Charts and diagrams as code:
** start **
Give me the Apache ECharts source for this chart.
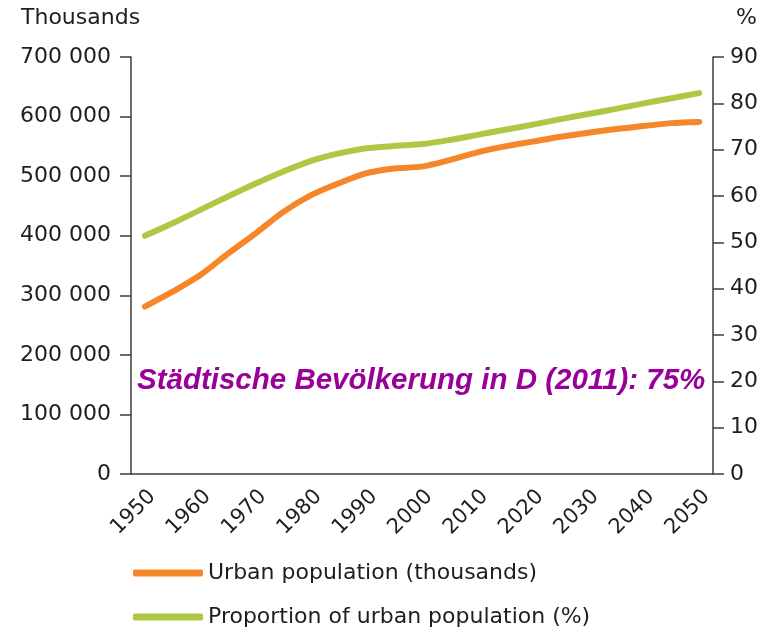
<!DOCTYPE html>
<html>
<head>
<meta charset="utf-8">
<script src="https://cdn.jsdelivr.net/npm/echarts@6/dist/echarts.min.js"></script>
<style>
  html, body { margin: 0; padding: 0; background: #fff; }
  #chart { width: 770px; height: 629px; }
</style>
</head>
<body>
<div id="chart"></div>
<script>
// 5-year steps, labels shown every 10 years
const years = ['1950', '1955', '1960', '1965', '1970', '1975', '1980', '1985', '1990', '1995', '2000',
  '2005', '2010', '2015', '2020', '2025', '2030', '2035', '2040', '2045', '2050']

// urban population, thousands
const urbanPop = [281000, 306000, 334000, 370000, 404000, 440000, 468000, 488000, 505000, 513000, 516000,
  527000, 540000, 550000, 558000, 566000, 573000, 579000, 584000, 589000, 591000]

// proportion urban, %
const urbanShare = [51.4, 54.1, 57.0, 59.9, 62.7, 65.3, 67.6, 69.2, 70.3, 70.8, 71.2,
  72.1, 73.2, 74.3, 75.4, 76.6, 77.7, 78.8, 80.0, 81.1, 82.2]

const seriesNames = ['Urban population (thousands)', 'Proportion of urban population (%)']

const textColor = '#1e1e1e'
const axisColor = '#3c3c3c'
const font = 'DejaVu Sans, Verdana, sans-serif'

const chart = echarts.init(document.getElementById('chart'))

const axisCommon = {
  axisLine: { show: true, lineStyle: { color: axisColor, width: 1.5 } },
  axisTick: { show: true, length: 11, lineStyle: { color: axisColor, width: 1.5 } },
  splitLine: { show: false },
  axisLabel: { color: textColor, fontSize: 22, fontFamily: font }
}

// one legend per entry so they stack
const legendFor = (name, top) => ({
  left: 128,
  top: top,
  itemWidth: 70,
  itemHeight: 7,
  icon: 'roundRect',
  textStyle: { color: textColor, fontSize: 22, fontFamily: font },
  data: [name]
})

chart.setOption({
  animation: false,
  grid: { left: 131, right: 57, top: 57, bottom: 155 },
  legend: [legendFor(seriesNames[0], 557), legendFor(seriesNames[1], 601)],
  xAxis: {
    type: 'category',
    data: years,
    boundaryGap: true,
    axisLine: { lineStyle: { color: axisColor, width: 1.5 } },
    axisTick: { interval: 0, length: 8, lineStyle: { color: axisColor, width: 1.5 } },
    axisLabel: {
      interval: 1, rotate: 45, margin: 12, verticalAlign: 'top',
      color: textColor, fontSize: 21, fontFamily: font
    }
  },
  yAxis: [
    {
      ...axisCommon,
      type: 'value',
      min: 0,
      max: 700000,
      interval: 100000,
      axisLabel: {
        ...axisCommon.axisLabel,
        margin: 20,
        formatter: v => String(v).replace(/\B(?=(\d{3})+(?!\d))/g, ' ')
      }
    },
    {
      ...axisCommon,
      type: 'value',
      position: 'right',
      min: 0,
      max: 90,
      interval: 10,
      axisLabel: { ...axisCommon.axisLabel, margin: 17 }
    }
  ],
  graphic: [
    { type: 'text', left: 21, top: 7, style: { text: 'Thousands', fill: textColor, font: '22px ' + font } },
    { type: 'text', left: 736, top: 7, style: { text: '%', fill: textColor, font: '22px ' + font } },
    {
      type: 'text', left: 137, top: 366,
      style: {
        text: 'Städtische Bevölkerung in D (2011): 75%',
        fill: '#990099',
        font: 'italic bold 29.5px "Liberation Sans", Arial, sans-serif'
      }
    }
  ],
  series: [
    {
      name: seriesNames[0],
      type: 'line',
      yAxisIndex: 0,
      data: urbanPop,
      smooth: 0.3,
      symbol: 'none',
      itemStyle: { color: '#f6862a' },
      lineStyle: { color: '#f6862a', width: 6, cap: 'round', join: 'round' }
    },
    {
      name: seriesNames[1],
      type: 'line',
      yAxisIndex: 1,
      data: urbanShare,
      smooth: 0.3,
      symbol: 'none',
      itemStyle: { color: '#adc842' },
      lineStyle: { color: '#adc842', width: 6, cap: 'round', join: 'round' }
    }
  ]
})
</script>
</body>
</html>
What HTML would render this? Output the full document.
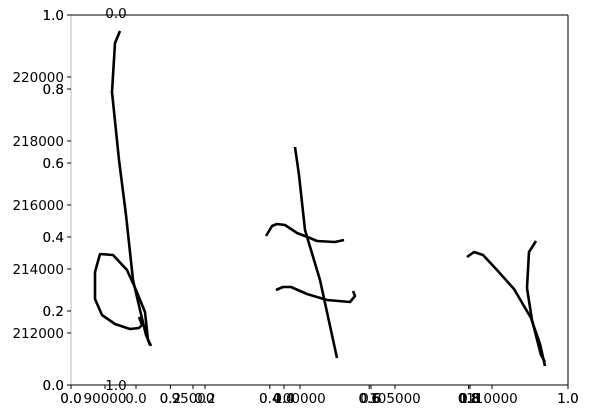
** end **
Task details: Give all the entries again exactly, dropping each picture.

Answer in full:
Give me the Apache ECharts source for this chart.
<!DOCTYPE html>
<html>
<head>
<meta charset="utf-8">
<script src="https://cdn.jsdelivr.net/npm/echarts@6/dist/echarts.min.js"></script>
<style>
  html, body { margin: 0; padding: 0; background: #fff; }
  #chart { width: 770px; height: 629px; }
</style>
</head>
<body>
<div id="chart"></div>
<script>
// 5-year steps, labels shown every 10 years
const years = ['1950', '1955', '1960', '1965', '1970', '1975', '1980', '1985', '1990', '1995', '2000',
  '2005', '2010', '2015', '2020', '2025', '2030', '2035', '2040', '2045', '2050']

// urban population, thousands
const urbanPop = [281000, 306000, 334000, 370000, 404000, 440000, 468000, 488000, 505000, 513000, 516000,
  527000, 540000, 550000, 558000, 566000, 573000, 579000, 584000, 589000, 591000]

// proportion urban, %
const urbanShare = [51.4, 54.1, 57.0, 59.9, 62.7, 65.3, 67.6, 69.2, 70.3, 70.8, 71.2,
  72.1, 73.2, 74.3, 75.4, 76.6, 77.7, 78.8, 80.0, 81.1, 82.2]

const seriesNames = ['Urban population (thousands)', 'Proportion of urban population (%)']

const textColor = '#1e1e1e'
const axisColor = '#3c3c3c'
const font = 'DejaVu Sans, Verdana, sans-serif'

const chart = echarts.init(document.getElementById('chart'))

const axisCommon = {
  axisLine: { show: true, lineStyle: { color: axisColor, width: 1.5 } },
  axisTick: { show: true, length: 11, lineStyle: { color: axisColor, width: 1.5 } },
  splitLine: { show: false },
  axisLabel: { color: textColor, fontSize: 22, fontFamily: font }
}

// one legend per entry so they stack
const legendFor = (name, top) => ({
  left: 128,
  top: top,
  itemWidth: 70,
  itemHeight: 7,
  icon: 'roundRect',
  textStyle: { color: textColor, fontSize: 22, fontFamily: font },
  data: [name]
})

chart.setOption({
  animation: false,
  grid: { left: 131, right: 57, top: 57, bottom: 155 },
  legend: [legendFor(seriesNames[0], 557), legendFor(seriesNames[1], 601)],
  xAxis: {
    type: 'category',
    data: years,
    boundaryGap: true,
    axisLine: { lineStyle: { color: axisColor, width: 1.5 } },
    axisTick: { interval: 0, length: 8, lineStyle: { color: axisColor, width: 1.5 } },
    axisLabel: {
      interval: 1, rotate: 45, margin: 12, verticalAlign: 'top',
      color: textColor, fontSize: 21, fontFamily: font
    }
  },
  yAxis: [
    {
      ...axisCommon,
      type: 'value',
      min: 0,
      max: 700000,
      interval: 100000,
      axisLabel: {
        ...axisCommon.axisLabel,
        margin: 20,
        formatter: v => String(v).replace(/\B(?=(\d{3})+(?!\d))/g, ' ')
      }
    },
    {
      ...axisCommon,
      type: 'value',
      position: 'right',
      min: 0,
      max: 90,
      interval: 10,
      axisLabel: { ...axisCommon.axisLabel, margin: 17 }
    }
  ],
  graphic: [
    { type: 'text', left: 21, top: 7, style: { text: 'Thousands', fill: textColor, font: '22px ' + font } },
    { type: 'text', left: 736, top: 7, style: { text: '%', fill: textColor, font: '22px ' + font } },
    {
      type: 'text', left: 137, top: 366,
      style: {
        text: 'Städtische Bevölkerung in D (2011): 75%',
        fill: '#990099',
        font: 'italic bold 29.5px "Liberation Sans", Arial, sans-serif'
      }
    }
  ],
  series: [
    {
      name: seriesNames[0],
      type: 'line',
      yAxisIndex: 0,
      data: urbanPop,
      smooth: 0.3,
      symbol: 'none',
      itemStyle: { color: '#f6862a' },
      lineStyle: { color: '#f6862a', width: 6, cap: 'round', join: 'round' }
    },
    {
      name: seriesNames[1],
      type: 'line',
      yAxisIndex: 1,
      data: urbanShare,
      smooth: 0.3,
      symbol: 'none',
      itemStyle: { color: '#adc842' },
      lineStyle: { color: '#adc842', width: 6, cap: 'round', join: 'round' }
    }
  ]
})
</script>
</body>
</html>
What HTML would render this? Output the full document.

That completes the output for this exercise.